Migrating from GNU Screen to Tmux

Tom Wey

This post was originally published on the New Bamboo blog, before New Bamboo joined thoughtbot in London.


A while back I took the plunge and moved from using GNU Screen to Tmux for all of my terminal multiplexing needs.

I’d been a happy Screen user for quite a few years. I’m also a Vim user and this combination means I get to spend a lot of time in the terminal. There were a few reasons I finally decided to make the switch. The biggest one was that here at New Bamboo I was the sole Screen user surrounded by many enthusiastic Tmux users (including the author of Hermes) and I felt I was missing out on being able to tap into all this expertise!

Almost as importantly, Tmux’s great UTF-8 support means I can include an adorable panda face in my prompt:

Easing the transition

There were a few specific tips and bits of configuration which made the initial transition from Screen very pain free and allowed me to get up and running quickly:

Starting a new session

I was used to starting or reattaching to a Screen session with:

screen -UdR

The flags tell screen to use UTF-8 encoding (U), detach elsewhere and reattach here (d) and finally to reattach if possible, otherwise start a new session (R).

Tmux requires us to be a little more explicit. To start a new session:

tmux new -s <session name>

To reattach to an existing session:

tmux attach -t <session name>

That’s a little too much typing for my liking, so I alias these two commands to tn and ta respectively.

To detach (as in Screen):

<prefix e.g. C-a> + d

Tmux automatically turns on UTF-8 support if it successfully detects a UTF-8 capable terminal, so there’s usually no need to specify this explicitly.

Remapping prefix to Ctrl-a

By default Tmux commands are prefixed with Ctrl-b. In Screen it’s Ctrl-a, which has been firmly committed to my muscle memory. Fortunately it’s easy to change this by adding the following to our tmux.conf:

unbind C-b
set -g prefix C-a

Toggling windows with Ctrl-a + Ctrl-a

Great, now we can move around our windows with Ctrl-a + n, Ctrl-a + p and Ctrl-a + <window-number> just like in Screen.

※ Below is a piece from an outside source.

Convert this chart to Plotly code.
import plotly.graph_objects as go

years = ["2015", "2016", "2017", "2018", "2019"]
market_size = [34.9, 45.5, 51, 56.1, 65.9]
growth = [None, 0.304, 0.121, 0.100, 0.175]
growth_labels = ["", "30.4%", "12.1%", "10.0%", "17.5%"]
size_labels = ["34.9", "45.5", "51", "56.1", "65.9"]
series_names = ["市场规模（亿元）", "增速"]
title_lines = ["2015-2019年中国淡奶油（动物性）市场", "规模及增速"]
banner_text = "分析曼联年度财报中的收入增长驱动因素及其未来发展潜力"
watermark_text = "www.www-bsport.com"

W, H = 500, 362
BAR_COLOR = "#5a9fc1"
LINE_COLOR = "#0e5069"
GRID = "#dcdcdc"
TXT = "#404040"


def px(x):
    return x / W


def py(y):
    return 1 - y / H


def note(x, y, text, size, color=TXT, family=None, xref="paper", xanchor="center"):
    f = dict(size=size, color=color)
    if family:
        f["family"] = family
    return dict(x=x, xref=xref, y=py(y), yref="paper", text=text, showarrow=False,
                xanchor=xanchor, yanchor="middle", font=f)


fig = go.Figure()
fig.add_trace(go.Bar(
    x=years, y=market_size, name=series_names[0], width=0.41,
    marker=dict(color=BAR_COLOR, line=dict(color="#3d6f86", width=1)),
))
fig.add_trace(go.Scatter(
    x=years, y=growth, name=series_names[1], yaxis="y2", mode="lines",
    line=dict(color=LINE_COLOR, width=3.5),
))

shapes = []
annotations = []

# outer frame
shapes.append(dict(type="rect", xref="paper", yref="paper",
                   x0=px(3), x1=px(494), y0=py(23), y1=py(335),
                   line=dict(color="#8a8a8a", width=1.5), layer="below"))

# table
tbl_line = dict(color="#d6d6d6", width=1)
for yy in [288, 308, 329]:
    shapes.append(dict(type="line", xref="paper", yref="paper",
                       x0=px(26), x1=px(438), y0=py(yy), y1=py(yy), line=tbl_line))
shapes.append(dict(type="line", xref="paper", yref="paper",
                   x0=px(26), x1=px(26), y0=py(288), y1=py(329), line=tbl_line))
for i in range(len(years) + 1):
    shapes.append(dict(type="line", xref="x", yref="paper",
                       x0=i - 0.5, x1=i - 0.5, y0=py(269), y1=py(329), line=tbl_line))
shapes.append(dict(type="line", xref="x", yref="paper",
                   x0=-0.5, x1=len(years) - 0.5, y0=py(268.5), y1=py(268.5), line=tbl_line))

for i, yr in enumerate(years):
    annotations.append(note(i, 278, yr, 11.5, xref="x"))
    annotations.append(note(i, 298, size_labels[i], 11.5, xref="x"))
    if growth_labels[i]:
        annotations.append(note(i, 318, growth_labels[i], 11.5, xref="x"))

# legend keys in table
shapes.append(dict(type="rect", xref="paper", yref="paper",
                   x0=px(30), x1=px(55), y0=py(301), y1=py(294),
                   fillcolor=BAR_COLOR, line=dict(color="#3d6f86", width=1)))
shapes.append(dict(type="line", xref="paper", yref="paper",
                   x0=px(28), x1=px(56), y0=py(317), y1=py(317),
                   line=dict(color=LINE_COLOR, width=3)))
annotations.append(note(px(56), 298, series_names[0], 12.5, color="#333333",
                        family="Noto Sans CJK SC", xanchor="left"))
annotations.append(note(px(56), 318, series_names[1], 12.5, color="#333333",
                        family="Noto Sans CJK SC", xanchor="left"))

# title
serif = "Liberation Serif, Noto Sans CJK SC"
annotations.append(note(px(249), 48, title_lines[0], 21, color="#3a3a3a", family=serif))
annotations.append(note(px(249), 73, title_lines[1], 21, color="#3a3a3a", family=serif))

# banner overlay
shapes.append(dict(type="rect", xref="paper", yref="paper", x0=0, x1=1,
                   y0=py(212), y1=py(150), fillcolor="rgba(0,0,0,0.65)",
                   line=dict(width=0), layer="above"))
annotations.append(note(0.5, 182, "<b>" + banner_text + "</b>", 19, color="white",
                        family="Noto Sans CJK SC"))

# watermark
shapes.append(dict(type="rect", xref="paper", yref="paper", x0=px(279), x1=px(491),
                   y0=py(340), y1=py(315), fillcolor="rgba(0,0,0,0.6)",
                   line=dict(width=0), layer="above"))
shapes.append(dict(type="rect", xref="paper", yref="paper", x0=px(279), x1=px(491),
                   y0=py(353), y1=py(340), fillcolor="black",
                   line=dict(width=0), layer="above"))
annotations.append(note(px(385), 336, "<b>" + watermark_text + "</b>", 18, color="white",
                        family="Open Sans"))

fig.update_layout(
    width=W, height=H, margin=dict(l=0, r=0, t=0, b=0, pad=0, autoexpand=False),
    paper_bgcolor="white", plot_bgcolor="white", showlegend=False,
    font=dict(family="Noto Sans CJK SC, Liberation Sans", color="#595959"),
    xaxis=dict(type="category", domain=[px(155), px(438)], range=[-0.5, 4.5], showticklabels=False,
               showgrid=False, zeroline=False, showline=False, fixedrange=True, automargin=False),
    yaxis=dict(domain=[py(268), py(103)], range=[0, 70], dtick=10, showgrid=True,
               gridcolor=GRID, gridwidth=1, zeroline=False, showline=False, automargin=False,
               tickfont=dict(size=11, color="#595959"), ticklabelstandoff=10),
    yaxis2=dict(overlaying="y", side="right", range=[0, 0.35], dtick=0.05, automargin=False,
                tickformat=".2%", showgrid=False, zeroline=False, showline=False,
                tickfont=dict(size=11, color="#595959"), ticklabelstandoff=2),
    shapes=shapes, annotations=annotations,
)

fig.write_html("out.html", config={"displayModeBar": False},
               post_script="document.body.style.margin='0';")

One missing piece is the ability to toggle back to your previous window with Ctrl-a + Ctrl-a. This can be achieved by adding the following to our tmux.conf:

bind-key C-a last-window

Jump to beginning of line in Bash

In Bash (using the default readline key bindings) Ctrl-a moves the cursor to the beginning of the line. Within Screen this becomes Ctrl-a + a. To enable the same combination within Bash in a Tmux window add the following to your tmux.conf:

bind a send-prefix

Vim Copy/Paste under Mac OS X

As a Vim user, I noticed pretty quickly that Vim/OS X clipboard integration (enabled in my vim config with set clipboard=unnamed) didn’t work under Tmux. A quick Google led me to Chris Johnsen’s excellent set of notes and workarounds which provides a wrapper script you can use to start all new Tmux windows. This fixes clipboard integration and got me back the functionality I was missing.

Accessing scrollback history

I was happy to find that paging/searching back through terminal scrollback history is exactly the same in Tmux as in Screen. To enable copy mode use Ctrl-a + [. From here you can page up and down with Ctrl-u and Ctrl-d. You can also search backwards using ? followed by your pattern. To exit copy mode use Ctrl-c.

Final thoughts

I’ve been using Tmux for a while now and I’m really happy with it as part of my toolchain. There’s a great community out there so it’s generally straightforward to find answers to questions and solve any issues. It’s also under active development with regular releases which is great news for users.